Extract the lines of the material below, beginning with the first and ending with the line that holds "(14,1118) -- (2028,1118);". Skip every picture.

- - -

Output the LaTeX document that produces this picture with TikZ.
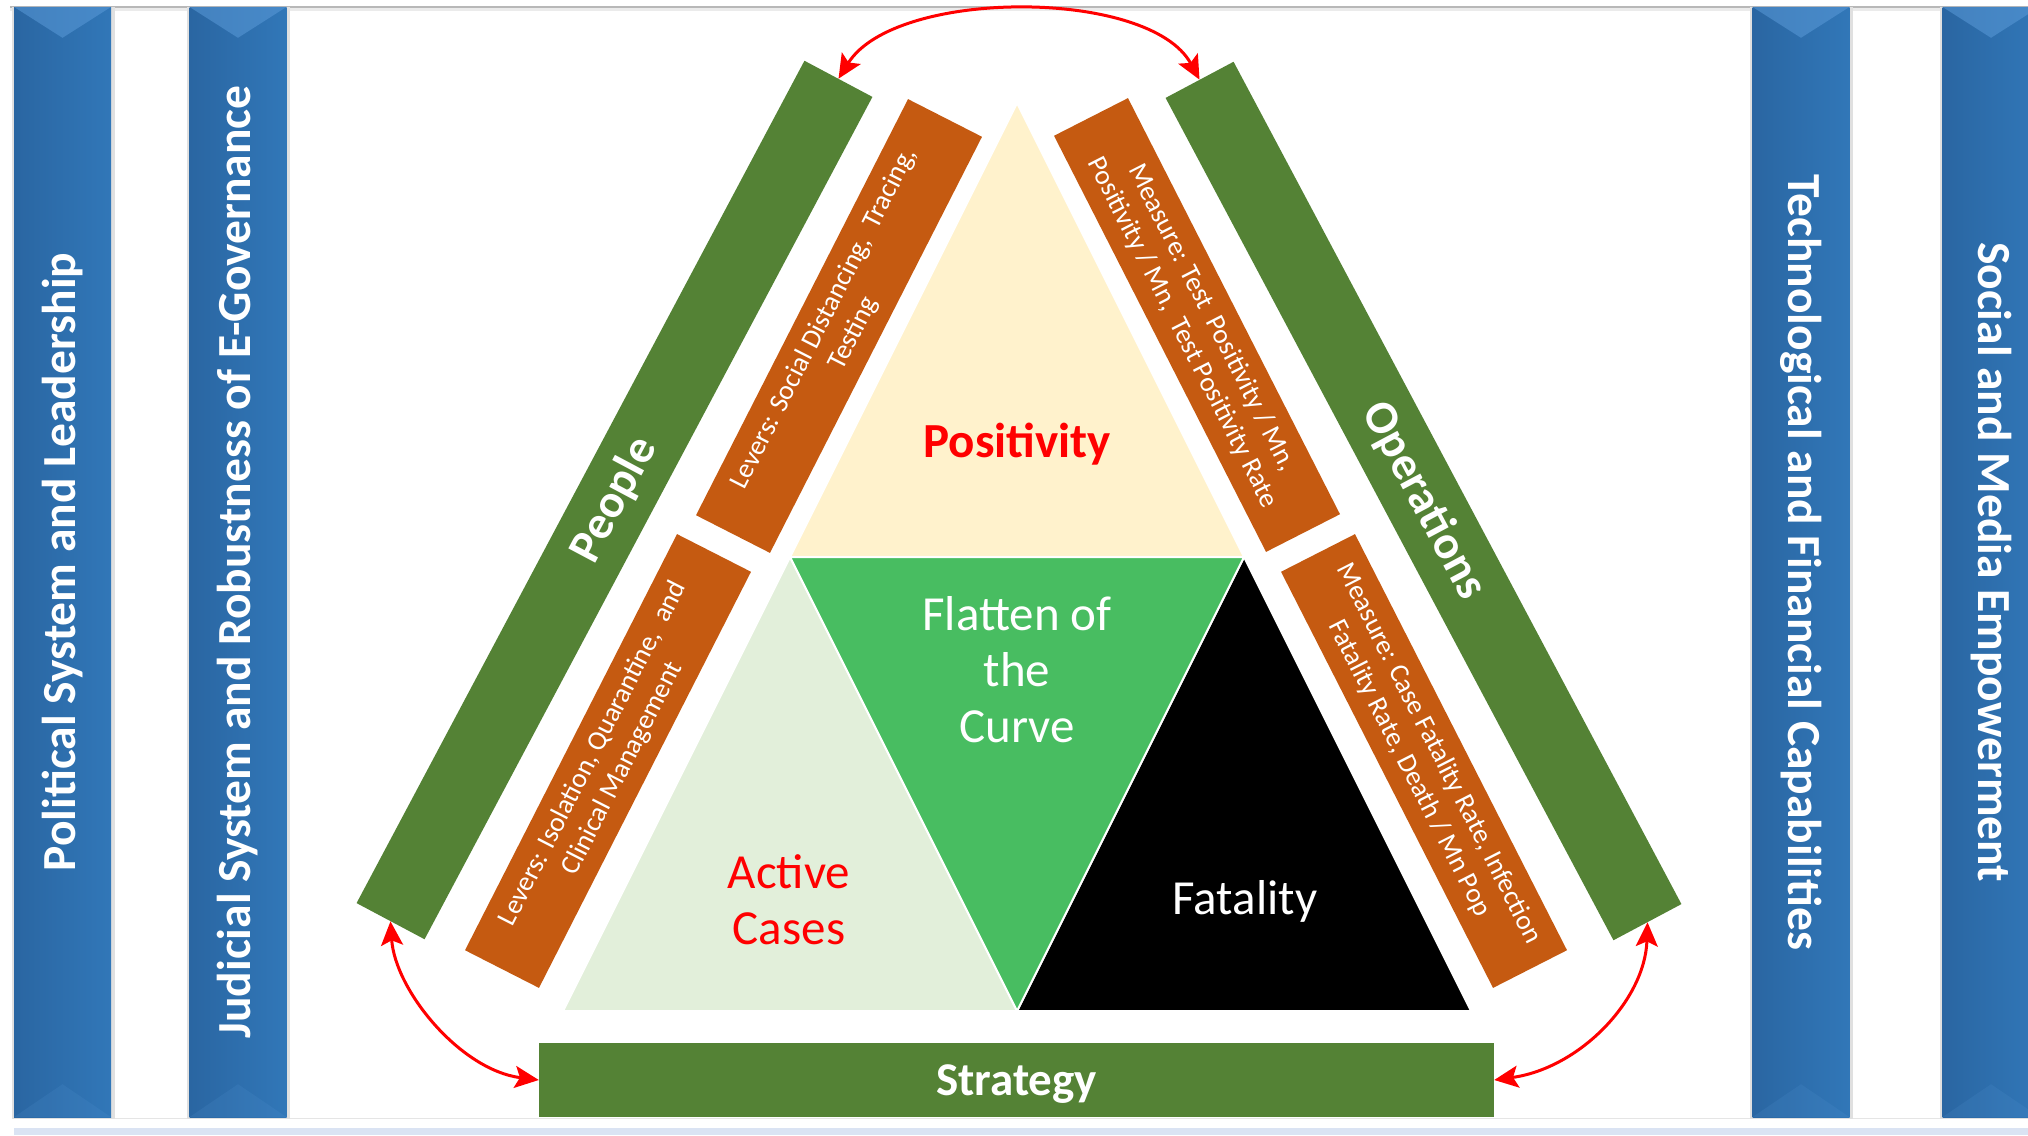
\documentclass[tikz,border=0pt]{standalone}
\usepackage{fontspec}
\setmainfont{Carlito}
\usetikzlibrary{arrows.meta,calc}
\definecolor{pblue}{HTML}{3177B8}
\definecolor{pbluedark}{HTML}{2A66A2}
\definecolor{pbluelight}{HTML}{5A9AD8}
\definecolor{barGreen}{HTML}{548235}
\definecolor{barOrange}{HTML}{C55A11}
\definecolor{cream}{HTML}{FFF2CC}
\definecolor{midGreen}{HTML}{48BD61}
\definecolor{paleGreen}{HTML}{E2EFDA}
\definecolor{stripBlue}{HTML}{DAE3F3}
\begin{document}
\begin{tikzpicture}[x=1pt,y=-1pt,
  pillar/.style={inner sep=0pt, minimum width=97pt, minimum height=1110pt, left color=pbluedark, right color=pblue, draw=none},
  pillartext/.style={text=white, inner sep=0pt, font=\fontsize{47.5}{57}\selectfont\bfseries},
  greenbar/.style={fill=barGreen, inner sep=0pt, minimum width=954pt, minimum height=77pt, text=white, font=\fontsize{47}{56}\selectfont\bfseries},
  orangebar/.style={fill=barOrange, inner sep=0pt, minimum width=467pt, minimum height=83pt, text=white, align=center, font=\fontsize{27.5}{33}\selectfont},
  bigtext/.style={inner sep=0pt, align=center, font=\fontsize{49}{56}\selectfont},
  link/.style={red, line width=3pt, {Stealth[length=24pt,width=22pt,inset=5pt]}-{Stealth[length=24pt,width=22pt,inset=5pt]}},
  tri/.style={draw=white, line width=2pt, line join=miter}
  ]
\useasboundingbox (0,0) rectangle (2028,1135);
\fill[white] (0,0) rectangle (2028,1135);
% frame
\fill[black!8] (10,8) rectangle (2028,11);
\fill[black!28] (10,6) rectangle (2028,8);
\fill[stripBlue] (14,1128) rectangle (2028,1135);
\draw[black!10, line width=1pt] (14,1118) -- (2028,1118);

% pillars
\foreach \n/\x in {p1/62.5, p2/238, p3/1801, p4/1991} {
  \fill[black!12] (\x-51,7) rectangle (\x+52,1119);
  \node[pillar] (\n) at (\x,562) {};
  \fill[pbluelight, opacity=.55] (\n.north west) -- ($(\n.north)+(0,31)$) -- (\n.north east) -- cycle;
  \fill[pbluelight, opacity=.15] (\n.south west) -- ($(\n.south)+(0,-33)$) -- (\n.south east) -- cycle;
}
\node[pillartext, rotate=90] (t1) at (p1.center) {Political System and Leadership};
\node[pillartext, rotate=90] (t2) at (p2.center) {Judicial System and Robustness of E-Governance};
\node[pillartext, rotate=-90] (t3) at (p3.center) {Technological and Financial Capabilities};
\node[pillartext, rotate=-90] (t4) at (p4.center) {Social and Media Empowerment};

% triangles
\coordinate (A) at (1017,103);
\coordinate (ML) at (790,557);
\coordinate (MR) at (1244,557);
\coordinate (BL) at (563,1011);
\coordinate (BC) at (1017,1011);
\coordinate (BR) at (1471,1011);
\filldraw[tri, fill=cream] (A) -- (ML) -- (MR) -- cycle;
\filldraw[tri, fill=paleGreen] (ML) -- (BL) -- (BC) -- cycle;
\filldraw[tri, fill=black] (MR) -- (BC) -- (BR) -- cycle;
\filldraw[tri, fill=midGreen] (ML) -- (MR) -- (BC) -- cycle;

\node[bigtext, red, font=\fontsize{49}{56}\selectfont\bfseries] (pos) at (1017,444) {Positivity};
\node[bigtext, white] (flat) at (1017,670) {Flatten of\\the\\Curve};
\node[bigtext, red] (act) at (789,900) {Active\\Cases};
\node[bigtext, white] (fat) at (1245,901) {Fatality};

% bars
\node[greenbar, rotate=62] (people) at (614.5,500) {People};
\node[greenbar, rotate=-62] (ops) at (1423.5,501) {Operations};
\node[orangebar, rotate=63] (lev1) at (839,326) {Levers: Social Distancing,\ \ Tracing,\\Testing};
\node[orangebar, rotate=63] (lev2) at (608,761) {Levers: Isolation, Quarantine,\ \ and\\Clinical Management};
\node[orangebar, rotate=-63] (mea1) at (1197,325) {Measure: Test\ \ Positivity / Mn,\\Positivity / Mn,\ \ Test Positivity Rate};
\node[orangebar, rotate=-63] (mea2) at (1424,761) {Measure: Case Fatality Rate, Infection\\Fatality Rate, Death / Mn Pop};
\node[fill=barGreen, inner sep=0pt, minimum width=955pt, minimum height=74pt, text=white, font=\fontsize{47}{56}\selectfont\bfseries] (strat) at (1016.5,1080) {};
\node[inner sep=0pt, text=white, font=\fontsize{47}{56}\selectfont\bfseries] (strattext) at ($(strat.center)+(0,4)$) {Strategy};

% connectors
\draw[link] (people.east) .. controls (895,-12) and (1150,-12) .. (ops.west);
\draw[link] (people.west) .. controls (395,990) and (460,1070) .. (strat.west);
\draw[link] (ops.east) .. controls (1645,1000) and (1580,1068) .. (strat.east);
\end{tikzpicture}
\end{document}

- - -

Response to this exercise.
Output the LaTeX document that produces this picture with TikZ.
\documentclass[tikz,border=0pt]{standalone}
\usepackage{fontspec}
\setmainfont{Carlito}
\usetikzlibrary{arrows.meta,calc}
\definecolor{pblue}{HTML}{3177B8}
\definecolor{pbluedark}{HTML}{2A66A2}
\definecolor{pbluelight}{HTML}{5A9AD8}
\definecolor{barGreen}{HTML}{548235}
\definecolor{barOrange}{HTML}{C55A11}
\definecolor{cream}{HTML}{FFF2CC}
\definecolor{midGreen}{HTML}{48BD61}
\definecolor{paleGreen}{HTML}{E2EFDA}
\definecolor{stripBlue}{HTML}{DAE3F3}
\begin{document}
\begin{tikzpicture}[x=1pt,y=-1pt,
  pillar/.style={inner sep=0pt, minimum width=97pt, minimum height=1110pt, left color=pbluedark, right color=pblue, draw=none},
  pillartext/.style={text=white, inner sep=0pt, font=\fontsize{47.5}{57}\selectfont\bfseries},
  greenbar/.style={fill=barGreen, inner sep=0pt, minimum width=954pt, minimum height=77pt, text=white, font=\fontsize{47}{56}\selectfont\bfseries},
  orangebar/.style={fill=barOrange, inner sep=0pt, minimum width=467pt, minimum height=83pt, text=white, align=center, font=\fontsize{27.5}{33}\selectfont},
  bigtext/.style={inner sep=0pt, align=center, font=\fontsize{49}{56}\selectfont},
  link/.style={red, line width=3pt, {Stealth[length=24pt,width=22pt,inset=5pt]}-{Stealth[length=24pt,width=22pt,inset=5pt]}},
  tri/.style={draw=white, line width=2pt, line join=miter}
  ]
\useasboundingbox (0,0) rectangle (2028,1135);
\fill[white] (0,0) rectangle (2028,1135);
% frame
\fill[black!8] (10,8) rectangle (2028,11);
\fill[black!28] (10,6) rectangle (2028,8);
\fill[stripBlue] (14,1128) rectangle (2028,1135);
\draw[black!10, line width=1pt] (14,1118) -- (2028,1118);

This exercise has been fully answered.